** Begin Supplied material **
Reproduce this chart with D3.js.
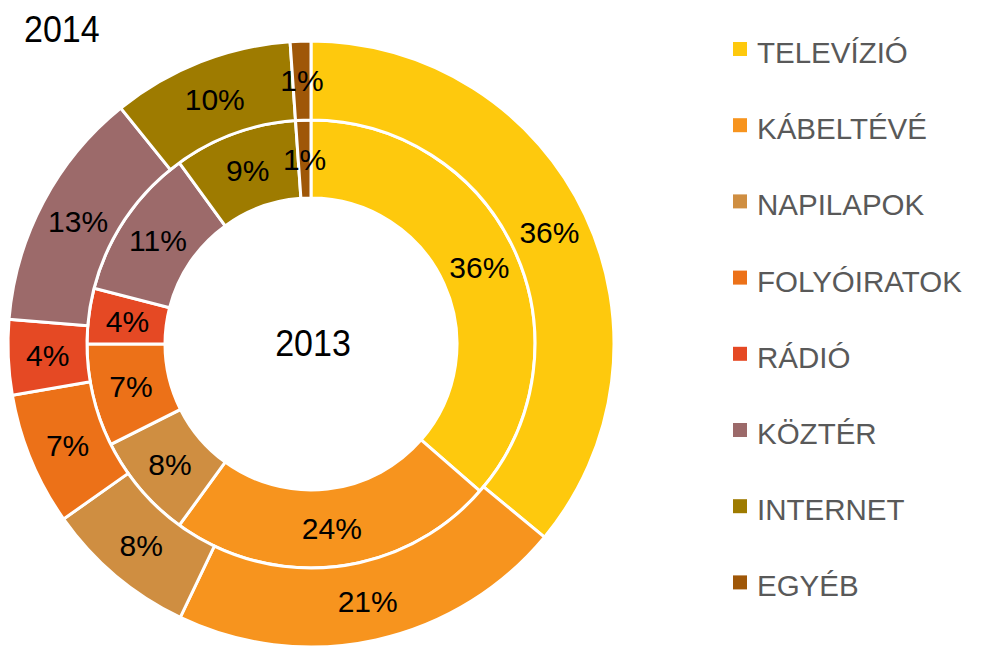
<!DOCTYPE html>
<html>
<head>
<meta charset="utf-8">
<script src="https://cdn.jsdelivr.net/npm/d3@7"></script>
<style>
	body { margin: 0; background: #ffffff; }
	text { font-family: "Liberation Sans", Arial, sans-serif; }
</style>
</head>
<body>
<script>
// adatok (százalék)
var categories = ["TELEVÍZIÓ", "KÁBELTÉVÉ", "NAPILAPOK", "FOLYÓIRATOK", "RÁDIÓ", "KÖZTÉR", "INTERNET", "EGYÉB"];
var share2013 = [36.4, 23.6, 7.6, 7.4, 4.0, 11.0, 8.9, 1.1];
var share2014 = [36.0, 21.1, 8.1, 7.1, 4.0, 12.9, 9.7, 1.1];
var colors = ["#fec90d", "#f7941e", "#cf8e41", "#ec7118", "#e54924", "#9c6a6a", "#9e7b00", "#9f5708"];

var width = 997;
var height = 649;
var cx = 311, cy = 344;

var svg = d3.select("body").append("svg")
	.attr("width", width)
	.attr("height", height);

var color = d3.scaleOrdinal().domain(categories).range(colors);

var pie = d3.pie().sort(null);

var rings = [
	{ year: "2013", values: share2013, inner: 146, outer: 224 },
	{ year: "2014", values: share2014, inner: 224, outer: 303 }
];

var chart = svg.append("g")
	.attr("transform", "translate(" + cx + "," + cy + ")");

rings.forEach(function(ring) {
	var arc = d3.arc().innerRadius(ring.inner).outerRadius(ring.outer);
	var g = chart.append("g").attr("class", "ring-" + ring.year);
	var arcs = pie(ring.values);

	g.selectAll("path")
		.data(arcs)
		.enter().append("path")
		.attr("d", arc)
		.attr("fill", (d, i) => color(categories[i]))
		.attr("stroke", "#ffffff")
		.attr("stroke-width", 3);

	g.selectAll("text")
		.data(arcs)
		.enter().append("text")
		.attr("transform", d => "translate(" + arc.centroid(d) + ")")
		.attr("text-anchor", "middle")
		.attr("dy", "0.36em")
		.attr("font-size", 30)
		.attr("fill", "#000000")
		.text(d => Math.round(d.data) + "%");
});

// évszámok
svg.append("text")
	.attr("transform", "translate(" + (cx + 2) + ",356) scale(1,1.1)")
	.attr("text-anchor", "middle")
	.attr("font-size", 34)
	.attr("fill", "#000000")
	.text("2013");

svg.append("text")
	.attr("transform", "translate(24,42) scale(1,1.1)")
	.attr("font-size", 34)
	.attr("fill", "#000000")
	.text("2014");

// jelmagyarázat
var legend = svg.append("g")
	.attr("transform", "translate(733,63)");

var rows = legend.selectAll("g")
	.data(categories)
	.enter().append("g")
	.attr("transform", (d, i) => "translate(0," + (i * 76.2) + ")");

rows.append("rect")
	.attr("x", 0)
	.attr("y", -21)
	.attr("width", 14)
	.attr("height", 14)
	.attr("fill", d => color(d));

rows.append("text")
	.attr("x", 24)
	.attr("y", 0)
	.attr("font-size", 29.5)
	.attr("fill", "#595959")
	.text(d => d);
</script>
</body>
</html>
** End Supplied material **
## Request
Reproduce each line word for word and drop the pictures.

## Response for this exercise
Reproduce this chart with D3.js.
<!DOCTYPE html>
<html>
<head>
<meta charset="utf-8">
<script src="https://cdn.jsdelivr.net/npm/d3@7"></script>
<style>
	body { margin: 0; background: #ffffff; }
	text { font-family: "Liberation Sans", Arial, sans-serif; }
</style>
</head>
<body>
<script>
// adatok (százalék)
var categories = ["TELEVÍZIÓ", "KÁBELTÉVÉ", "NAPILAPOK", "FOLYÓIRATOK", "RÁDIÓ", "KÖZTÉR", "INTERNET", "EGYÉB"];
var share2013 = [36.4, 23.6, 7.6, 7.4, 4.0, 11.0, 8.9, 1.1];
var share2014 = [36.0, 21.1, 8.1, 7.1, 4.0, 12.9, 9.7, 1.1];
var colors = ["#fec90d", "#f7941e", "#cf8e41", "#ec7118", "#e54924", "#9c6a6a", "#9e7b00", "#9f5708"];

var width = 997;
var height = 649;
var cx = 311, cy = 344;

var svg = d3.select("body").append("svg")
	.attr("width", width)
	.attr("height", height);

var color = d3.scaleOrdinal().domain(categories).range(colors);

var pie = d3.pie().sort(null);

var rings = [
	{ year: "2013", values: share2013, inner: 146, outer: 224 },
	{ year: "2014", values: share2014, inner: 224, outer: 303 }
];

var chart = svg.append("g")
	.attr("transform", "translate(" + cx + "," + cy + ")");

rings.forEach(function(ring) {
	var arc = d3.arc().innerRadius(ring.inner).outerRadius(ring.outer);
	var g = chart.append("g").attr("class", "ring-" + ring.year);
	var arcs = pie(ring.values);

	g.selectAll("path")
		.data(arcs)
		.enter().append("path")
		.attr("d", arc)
		.attr("fill", (d, i) => color(categories[i]))
		.attr("stroke", "#ffffff")
		.attr("stroke-width", 3);

	g.selectAll("text")
		.data(arcs)
		.enter().append("text")
		.attr("transform", d => "translate(" + arc.centroid(d) + ")")
		.attr("text-anchor", "middle")
		.attr("dy", "0.36em")
		.attr("font-size", 30)
		.attr("fill", "#000000")
		.text(d => Math.round(d.data) + "%");
});

// évszámok
svg.append("text")
	.attr("transform", "translate(" + (cx + 2) + ",356) scale(1,1.1)")
	.attr("text-anchor", "middle")
	.attr("font-size", 34)
	.attr("fill", "#000000")
	.text("2013");

svg.append("text")
	.attr("transform", "translate(24,42) scale(1,1.1)")
	.attr("font-size", 34)
	.attr("fill", "#000000")
	.text("2014");

// jelmagyarázat
var legend = svg.append("g")
	.attr("transform", "translate(733,63)");

var rows = legend.selectAll("g")
	.data(categories)
	.enter().append("g")
	.attr("transform", (d, i) => "translate(0," + (i * 76.2) + ")");

rows.append("rect")
	.attr("x", 0)
	.attr("y", -21)
	.attr("width", 14)
	.attr("height", 14)
	.attr("fill", d => color(d));

rows.append("text")
	.attr("x", 24)
	.attr("y", 0)
	.attr("font-size", 29.5)
	.attr("fill", "#595959")
	.text(d => d);
</script>
</body>
</html>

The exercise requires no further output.